Seeing Star Wars in stereo and with its incredible effects really was an experience . After that sound and SFX were never going to be the same, and neither have looked back since.

Of the three films Return Of The Jedi is in 3rd place, a great film but is simply bettered by the two that came before it. In second place sits Star Wars itself. The film remains one of those viewing experiences which just remains in your mind as a milestone. What effects, what imagination, the ability to lift you out of every day life and take you to a galaxy, far, far away. Who can forget seeing that opening shot of the huge Star Destroyer bearing down on Princess Leia's fleeing vessel?
No audiences had seen spaceships of those looks and dimensions on the big screen before...
The pride of place by a whisker is taken by The Empire Strikes Back. Of the three films, this is the one that has stood up to more repeat viewings than the others. When I first saw it it did not have the effect that seeing the first did, absorbing though it still was. The passage of time has seen it establish itself as my fave of the trilogy though. I always felt that the plot for Star Wars drew on the Arthurian Legend and nowhere is this more apparent than in The Empire Strikes Back, particularly when the true identity of Darth Vader is revealed for the first time.
There is a moodiness about Empire that runs through the film from start to finish, and I often wonder what Jedi would have been like if George Lucas had let the director of Empire Strikes Back - Irvin Kershner helm that film too....
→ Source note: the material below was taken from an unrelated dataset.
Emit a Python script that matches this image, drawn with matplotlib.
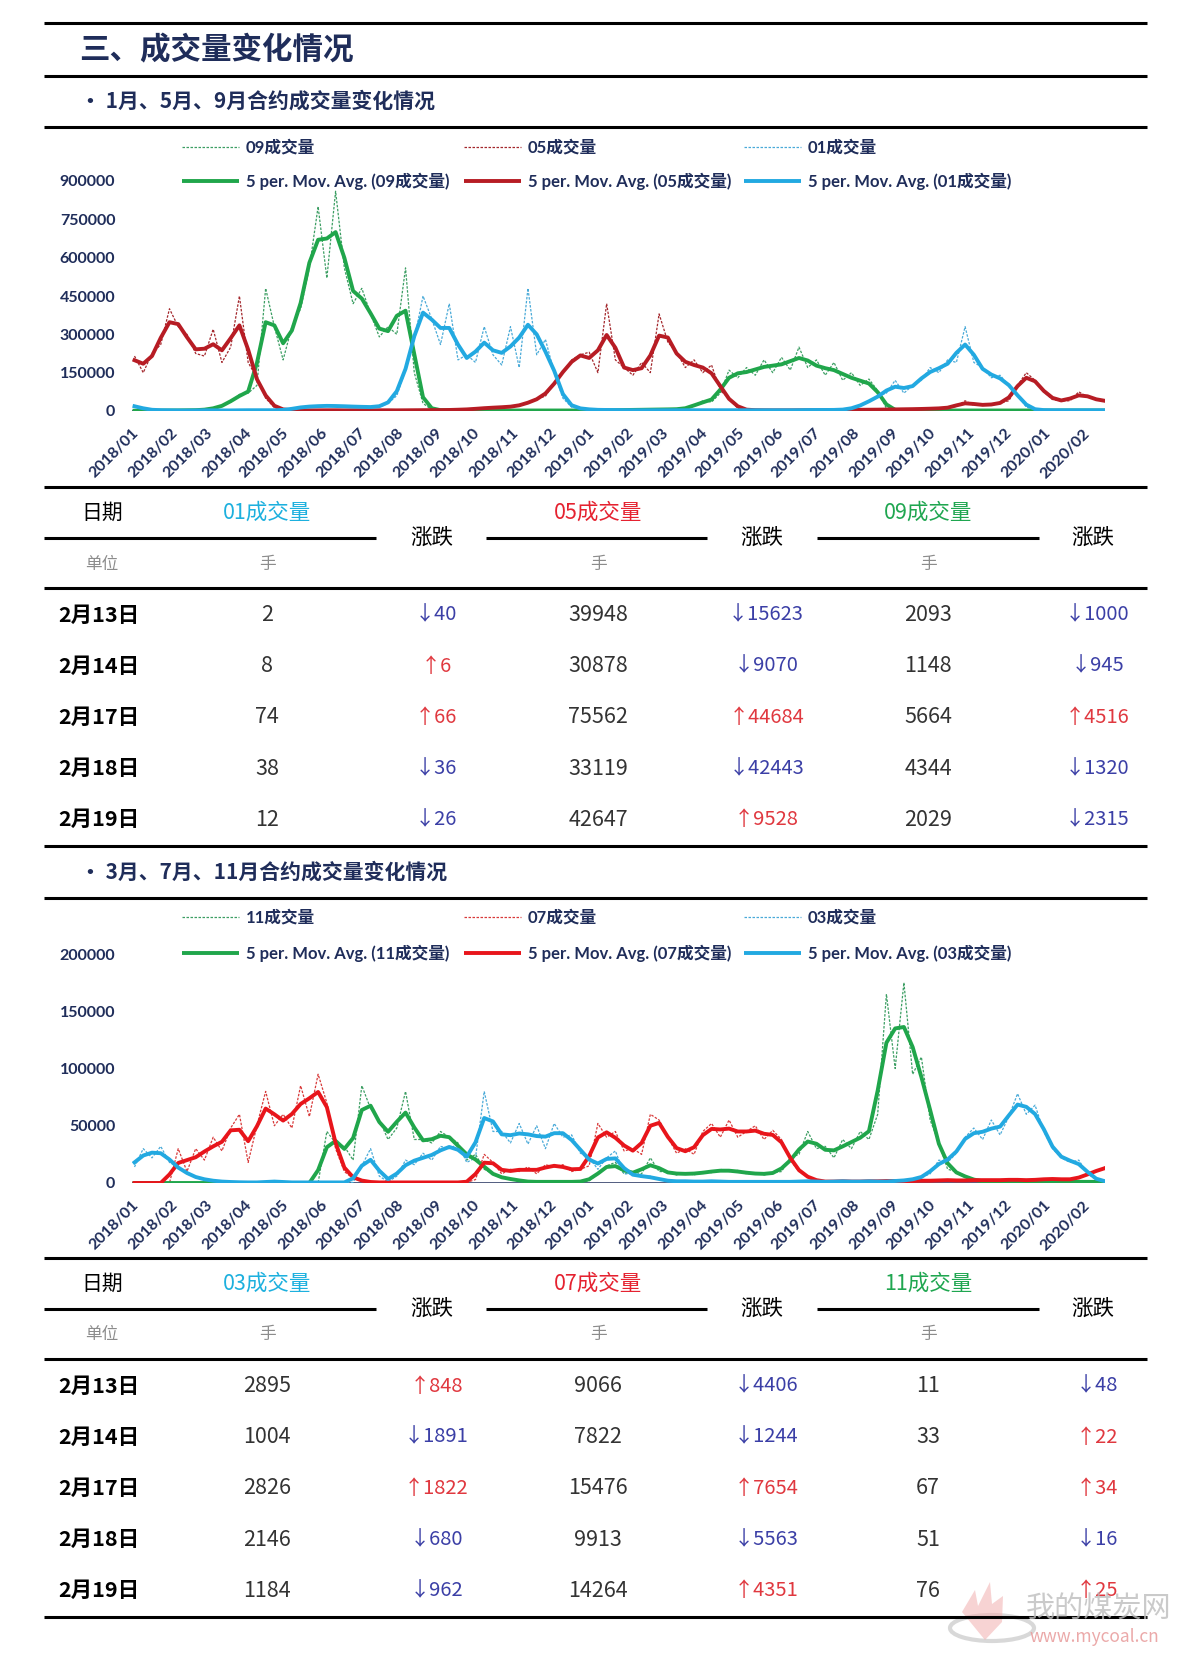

As to the controversy of the editing that Lucas has made to the dvd releases, my feelings are as follows:
I loved the originals and have the vhs versions of all three. However, with nearly 20 years between Jedi and The Phantom Menace there were always going to be continuity issues concerning casting and SFX. Play an original vhs version of Star Wars, and you will soon see that the mattes have not aged well and stand out visibly. Yet did we notice them at the the time of the films release? No of course not because the SFX then were state of the art. Now with the passage of time and SFX having come on in leaps and bounds, George Lucas decided to update the former films.In my opinion he has done a good job too SFX wise. The casting editing is more to link with the newer editions of the franchise than to improve the quality of the originals, so my thoughts on that are mixed though. I can see the reason for doing it but I simply prefer the original actors in their roles. Clive Revill's Emperor in Empire Strikes Back I think is the deletion that was most unnecessary.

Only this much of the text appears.